-- START Given data --

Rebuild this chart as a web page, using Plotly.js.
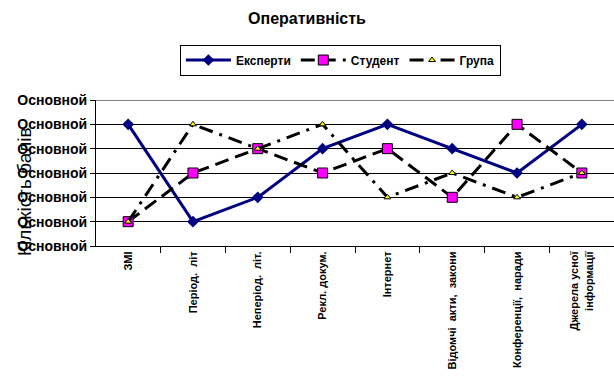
<!DOCTYPE html>
<html><head><meta charset="utf-8">
<script src="https://cdn.plot.ly/plotly-3.0.1.min.js"></script>
<style>html,body{margin:0;padding:0;background:#fff}#c{width:614px;height:386px}</style>
</head><body><div id="c"></div>
<script>
const categories = ["ЗМІ", "Період.  літ", "Неперіод.  літ.", "Рекл. докум.", "Інтернет", "Відомчі  акти,  закони", "Конференції,  наради", "Джерела усної<br>інформації"];
const experts = [5, 1, 2, 4, 5, 4, 3, 5];
const student = [1, 3, 4, 3, 4, 2, 5, 3];
const group = [1, 5, 4, 5, 2, 3, 2, 3];
const yTickVals = [0, 1, 2, 3, 4, 5, 6];
const yTickText = ["Основной", "Основной", "Основной", "Основной", "Основной", "Основной", "Основной"];

const F = "Arial, 'Liberation Sans', sans-serif";
const B = s => "<b>" + s + "</b>";
const traces = [
  {x: categories, y: experts, name: B("Експерти"), type: "scatter", mode: "lines+markers",
   line: {color: "#000080", width: 3}, marker: {symbol: "diamond", size: 9, color: "#000080"}},
  {x: categories, y: student, name: B("Студент"), type: "scatter", mode: "lines+markers",
   line: {color: "#000000", width: 3, dash: "14px,7px"},
   marker: {symbol: "square", size: 10, color: "#ff00ff", line: {color: "#000000", width: 1}}},
  {x: categories, y: group, name: B("Група"), type: "scatter", mode: "lines+markers",
   line: {color: "#000000", width: 3, dash: "14px,7px,3px,7px"},
   marker: {symbol: "triangle-up", size: 6, color: "#ffff00", line: {color: "#000000", width: 1}}}
];
const layout = {
  width: 614, height: 386,
  margin: {l: 96, r: 0, t: 100, b: 140},
  paper_bgcolor: "#fff", plot_bgcolor: "#fff",
  font: {family: F, color: "#000"},
  title: {text: "<b>Оперативність</b>", font: {size: 16, family: F, color: "#000"}, x: 0.5, xanchor: "center", y: 0.952, yanchor: "middle"},
  showlegend: true,
  legend: {orientation: "h", x: 0.162, xanchor: "left", y: 1.38, yanchor: "top",
    bordercolor: "#000", borderwidth: 1, bgcolor: "#fff",
    font: {size: 12, family: F}, itemwidth: 45, tracegroupgap: 0},
  xaxis: {type: "category", tickangle: -90, tickvals: categories, ticktext: categories.map(B), tickfont: {size: 11, family: F},
    showline: true, linecolor: "#000", linewidth: 1, ticks: "outside", ticklen: 6, tickcolor: "#000",
    tickson: "boundaries", showgrid: false, fixedrange: true, automargin: false},
  yaxis: {range: [0, 6], tickvals: yTickVals, ticktext: yTickText.map(B),
    tickfont: {size: 14, family: F}, showline: true, linecolor: "#000", linewidth: 1,
    ticks: "outside", ticklen: 5, tickcolor: "#000", showgrid: true, gridcolor: "#000", gridwidth: 1,
    zeroline: false, automargin: false},
  shapes: [{type: "line", xref: "paper", yref: "y", x0: 0, x1: 1, y0: 6, y1: 6, line: {color: "#808080", width: 2}}],
  annotations: [{text: "Кількість балів", xref: "paper", yref: "paper", x: 0, y: 0.37, xshift: -71,
    textangle: -90, showarrow: false, font: {size: 19, family: F, color: "#000"}, xanchor: "center", yanchor: "middle"}]
};
Plotly.newPlot("c", traces, layout, {displayModeBar: false, staticPlot: true});
</script></body></html>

-- END Given data --

Goal:
Repeat the material above in full and unchanged, minus its images.

Correct result:
Rebuild this chart as a web page, using Plotly.js.
<!DOCTYPE html>
<html><head><meta charset="utf-8">
<script src="https://cdn.plot.ly/plotly-3.0.1.min.js"></script>
<style>html,body{margin:0;padding:0;background:#fff}#c{width:614px;height:386px}</style>
</head><body><div id="c"></div>
<script>
const categories = ["ЗМІ", "Період.  літ", "Неперіод.  літ.", "Рекл. докум.", "Інтернет", "Відомчі  акти,  закони", "Конференції,  наради", "Джерела усної<br>інформації"];
const experts = [5, 1, 2, 4, 5, 4, 3, 5];
const student = [1, 3, 4, 3, 4, 2, 5, 3];
const group = [1, 5, 4, 5, 2, 3, 2, 3];
const yTickVals = [0, 1, 2, 3, 4, 5, 6];
const yTickText = ["Основной", "Основной", "Основной", "Основной", "Основной", "Основной", "Основной"];

const F = "Arial, 'Liberation Sans', sans-serif";
const B = s => "<b>" + s + "</b>";
const traces = [
  {x: categories, y: experts, name: B("Експерти"), type: "scatter", mode: "lines+markers",
   line: {color: "#000080", width: 3}, marker: {symbol: "diamond", size: 9, color: "#000080"}},
  {x: categories, y: student, name: B("Студент"), type: "scatter", mode: "lines+markers",
   line: {color: "#000000", width: 3, dash: "14px,7px"},
   marker: {symbol: "square", size: 10, color: "#ff00ff", line: {color: "#000000", width: 1}}},
  {x: categories, y: group, name: B("Група"), type: "scatter", mode: "lines+markers",
   line: {color: "#000000", width: 3, dash: "14px,7px,3px,7px"},
   marker: {symbol: "triangle-up", size: 6, color: "#ffff00", line: {color: "#000000", width: 1}}}
];
const layout = {
  width: 614, height: 386,
  margin: {l: 96, r: 0, t: 100, b: 140},
  paper_bgcolor: "#fff", plot_bgcolor: "#fff",
  font: {family: F, color: "#000"},
  title: {text: "<b>Оперативність</b>", font: {size: 16, family: F, color: "#000"}, x: 0.5, xanchor: "center", y: 0.952, yanchor: "middle"},
  showlegend: true,
  legend: {orientation: "h", x: 0.162, xanchor: "left", y: 1.38, yanchor: "top",
    bordercolor: "#000", borderwidth: 1, bgcolor: "#fff",
    font: {size: 12, family: F}, itemwidth: 45, tracegroupgap: 0},
  xaxis: {type: "category", tickangle: -90, tickvals: categories, ticktext: categories.map(B), tickfont: {size: 11, family: F},
    showline: true, linecolor: "#000", linewidth: 1, ticks: "outside", ticklen: 6, tickcolor: "#000",
    tickson: "boundaries", showgrid: false, fixedrange: true, automargin: false},
  yaxis: {range: [0, 6], tickvals: yTickVals, ticktext: yTickText.map(B),
    tickfont: {size: 14, family: F}, showline: true, linecolor: "#000", linewidth: 1,
    ticks: "outside", ticklen: 5, tickcolor: "#000", showgrid: true, gridcolor: "#000", gridwidth: 1,
    zeroline: false, automargin: false},
  shapes: [{type: "line", xref: "paper", yref: "y", x0: 0, x1: 1, y0: 6, y1: 6, line: {color: "#808080", width: 2}}],
  annotations: [{text: "Кількість балів", xref: "paper", yref: "paper", x: 0, y: 0.37, xshift: -71,
    textangle: -90, showarrow: false, font: {size: 19, family: F, color: "#000"}, xanchor: "center", yanchor: "middle"}]
};
Plotly.newPlot("c", traces, layout, {displayModeBar: false, staticPlot: true});
</script></body></html>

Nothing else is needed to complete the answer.